For more information, visit the concours website.
But wait, there’s more…
Some of the most stunning — and stunningly expensive — cars you’ll see all week are those being offered up for bidding at the various auctions taking place on the Monterey Peninsula.
While Rick Cole, who staged the first collector car auction at Monterey, is taking a year off, there still will be plenty of auction action, beginning Thursday at 10 a.m. on the Del Monte Golf Course at the Hyatt Regency Monterey where Mecum Auctions will offer the largest docket on the peninsula, with several hundred vehicles being sold through Saturday. Tickets are $23 per day when purchased in advance through a website.
Also Thursday, beginning at 3 p.m. on Fisherman’s Wharf in downtown Monterey, Russo and Steele stages its sale that runs daily through Saturday. Tickets are $30 per day.
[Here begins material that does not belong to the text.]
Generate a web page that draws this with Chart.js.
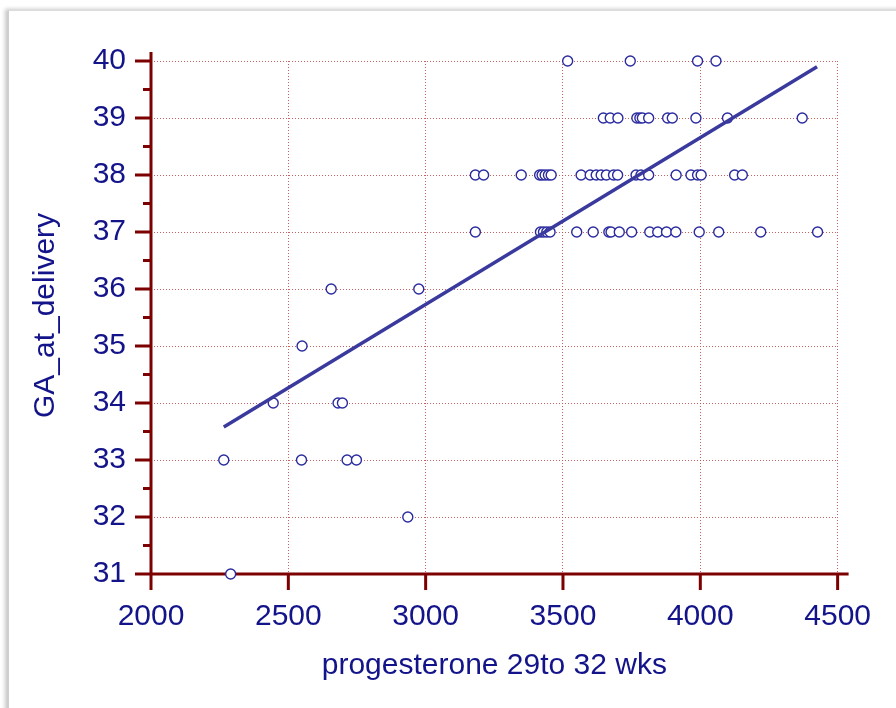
<!DOCTYPE html>
<html>
<head>
<meta charset="utf-8">
<script src="https://cdn.jsdelivr.net/npm/chart.js@4/dist/chart.umd.min.js"></script>
<style>
  html, body { margin: 0; padding: 0; background: #fff; overflow: hidden; }
  #frame {
    position: absolute; left: 8px; top: 10px; width: 900px; height: 710px;
    border-left: 1px solid #cfcfcf; border-top: 1px solid #dcdcdc;
    box-shadow: -3px -1px 4px rgba(0,0,0,0.22);
  }
  #canvas { position: absolute; left: 0; top: 0; }
</style>
</head>
<body>
<div id="frame"></div>
<canvas id="canvas" width="896" height="708"></canvas>
<script>
// gia tri doc tu hinh: progesterone theo tung tuan GA
const wk31 = [2290]
const wk32 = [2935]
const wk33 = [2265, 2548, 2714, 2748]
const wk34 = [2445, 2681, 2697]
const wk35 = [2550]
const wk36 = [2656, 2975]
const wk37 = [3181, 3418, 3429, 3441, 3453, 3550, 3610, 3667, 3675, 3705, 3750,
  3816, 3845, 3877, 3911, 3996, 4067, 4220, 4427]
const wk38 = [3181, 3211, 3348, 3415, 3424, 3435, 3447, 3457, 3566, 3599, 3621,
  3639, 3658, 3684, 3699, 3766, 3784, 3812, 3912, 3966, 3990, 4003, 4125, 4153]
const wk39 = [3647, 3672, 3700, 3769, 3780, 3789, 3812, 3881, 3898, 3984, 4099, 4371]
const wk40 = [3517, 3745, 3990, 4057]

const weeks = [31, 32, 33, 34, 35, 36, 37, 38, 39, 40]
const byWeek = [wk31, wk32, wk33, wk34, wk35, wk36, wk37, wk38, wk39, wk40]

// duong hoi quy (2 dau mut doc tu hinh)
const fitX = [2265, 4425]
const fitY = [33.58, 39.9]

const xTicks = [2000, 2500, 3000, 3500, 4000, 4500]
const xTitle = 'progesterone 29to 32 wks'
const yTitle = 'GA_at_delivery'

const points = []
byWeek.forEach((list, i) => {
  list.forEach(p => points.push({ x: p, y: weeks[i] }))
})
const fitPoints = fitX.map((x, i) => ({ x: x, y: fitY[i] }))

const navy = '#13138a'
const axisRed = '#7d0000'
const font = '"Liberation Sans", Arial, sans-serif'

// ve truc, vach chia va tieu de
const axesPlugin = {
  id: 'axesPlugin',
  beforeDatasetsDraw(chart) {
    const ctx = chart.ctx
    const xs = chart.scales.x, ys = chart.scales.y
    const x0 = xs.getPixelForValue(2000)
    const y0 = ys.getPixelForValue(31)
    ctx.save()
    ctx.strokeStyle = axisRed
    ctx.lineWidth = 3
    ctx.beginPath()
    ctx.moveTo(x0, ys.getPixelForValue(40.16))
    ctx.lineTo(x0, y0 + 16)
    ctx.moveTo(x0 - 14, y0)
    ctx.lineTo(xs.getPixelForValue(4540), y0)
    for (let v = 31; v <= 40; v += 0.5) {
      const py = ys.getPixelForValue(v)
      ctx.moveTo(x0 - (v % 1 === 0 ? 16 : 8), py)
      ctx.lineTo(x0, py)
    }
    xTicks.forEach(v => {
      const px = xs.getPixelForValue(v)
      ctx.moveTo(px, y0)
      ctx.lineTo(px, y0 + 16)
    })
    ctx.stroke()
    ctx.restore()
  },
  afterDraw(chart) {
    const ctx = chart.ctx
    const a = chart.chartArea
    ctx.save()
    ctx.fillStyle = navy
    ctx.font = '30px ' + font
    ctx.textAlign = 'center'
    ctx.textBaseline = 'alphabetic'
    ctx.fillText(xTitle, (a.left + a.right) / 2, 674)
    ctx.translate(46, (a.top + a.bottom) / 2 - 2)
    ctx.rotate(-Math.PI / 2)
    ctx.textBaseline = 'middle'
    ctx.fillText(yTitle, 0, 0)
    ctx.restore()
  }
}

const config = {
  type: 'scatter',
  data: {
    datasets: [
      {
        type: 'line',
        data: fitPoints,
        borderColor: '#3a3a9e',
        borderWidth: 3.5,
        pointRadius: 0,
        fill: false,
        clip: false,
        order: 0,
      },
      {
        data: points,
        borderColor: '#2b2ba0',
        backgroundColor: '#ffffff',
        borderWidth: 1.4,
        pointRadius: 5,
        clip: false,
        order: 1,
      },
    ],
  },
  options: {
    responsive: false,
    animation: false,
    devicePixelRatio: 1,
    layout: { padding: { left: 0, top: 61, right: 57, bottom: 0 } },
    plugins: { legend: { display: false }, tooltip: { enabled: false } },
    scales: {
      x: {
        type: 'linear',
        min: 2000, max: 4500,
        afterFit: s => { s.height = 134 },
        afterBuildTicks: s => { s.ticks = xTicks.map(v => ({ value: v })) },
        ticks: { color: navy, font: { family: font, size: 30 }, padding: 25, callback: v => String(v) },
        grid: { color: 'rgba(190,70,70,0.85)', lineWidth: 1, drawTicks: false },
        border: { display: false, dash: [1, 2] },
      },
      y: {
        type: 'linear',
        min: 31, max: 40,
        afterFit: s => { s.width = 151 },
        ticks: { stepSize: 1, color: navy, font: { family: font, size: 30 }, padding: 25 },
        grid: { color: 'rgba(190,70,70,0.85)', lineWidth: 1, drawTicks: false },
        border: { display: false, dash: [1, 2] },
      },
    },
  },
  plugins: [axesPlugin],
}

const canvas = document.getElementById('canvas')
const chart = new Chart(canvas, config)
</script>
</body>
</html>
At 5 p.m. Thursday, Worldwide Auctioneers sale at Pacific Grove Golf Links, which are on the tip of the Monterey Peninsula as it juts out into the water. Preview viewing is $35 and auction-day admission is $100, which covers two people and includes an auction catalog.
Friday at 10 a.m., Bonhams starts its annual one-day collector car auction held at The Quail Lodge. Admission is $150 and includes two people and a catalog.
Friday at 5 p.m., Gooding & Company opens its Pebble Beach auction, held on Polo Fields on the grounds of the resort. A second day of sales begins at 11 a.m. Saturday. Admission is $40 per person, although for $100 you get a catalog and admission for two people both days. For $200, you also get two reserved seats and a bidder’s number.
Friday at 5:30 p.m. at the new Monterey Conference Center downtown Monterey, RM Sotheby’s begins its annual auction, with a second day of bidding at the same time on Saturday. Admission to the preview days is $40. Admission during bidding is open to those consigning cars and to those bidding on them. Bidder registration is $300 and includes an auction catalog and admission for two people.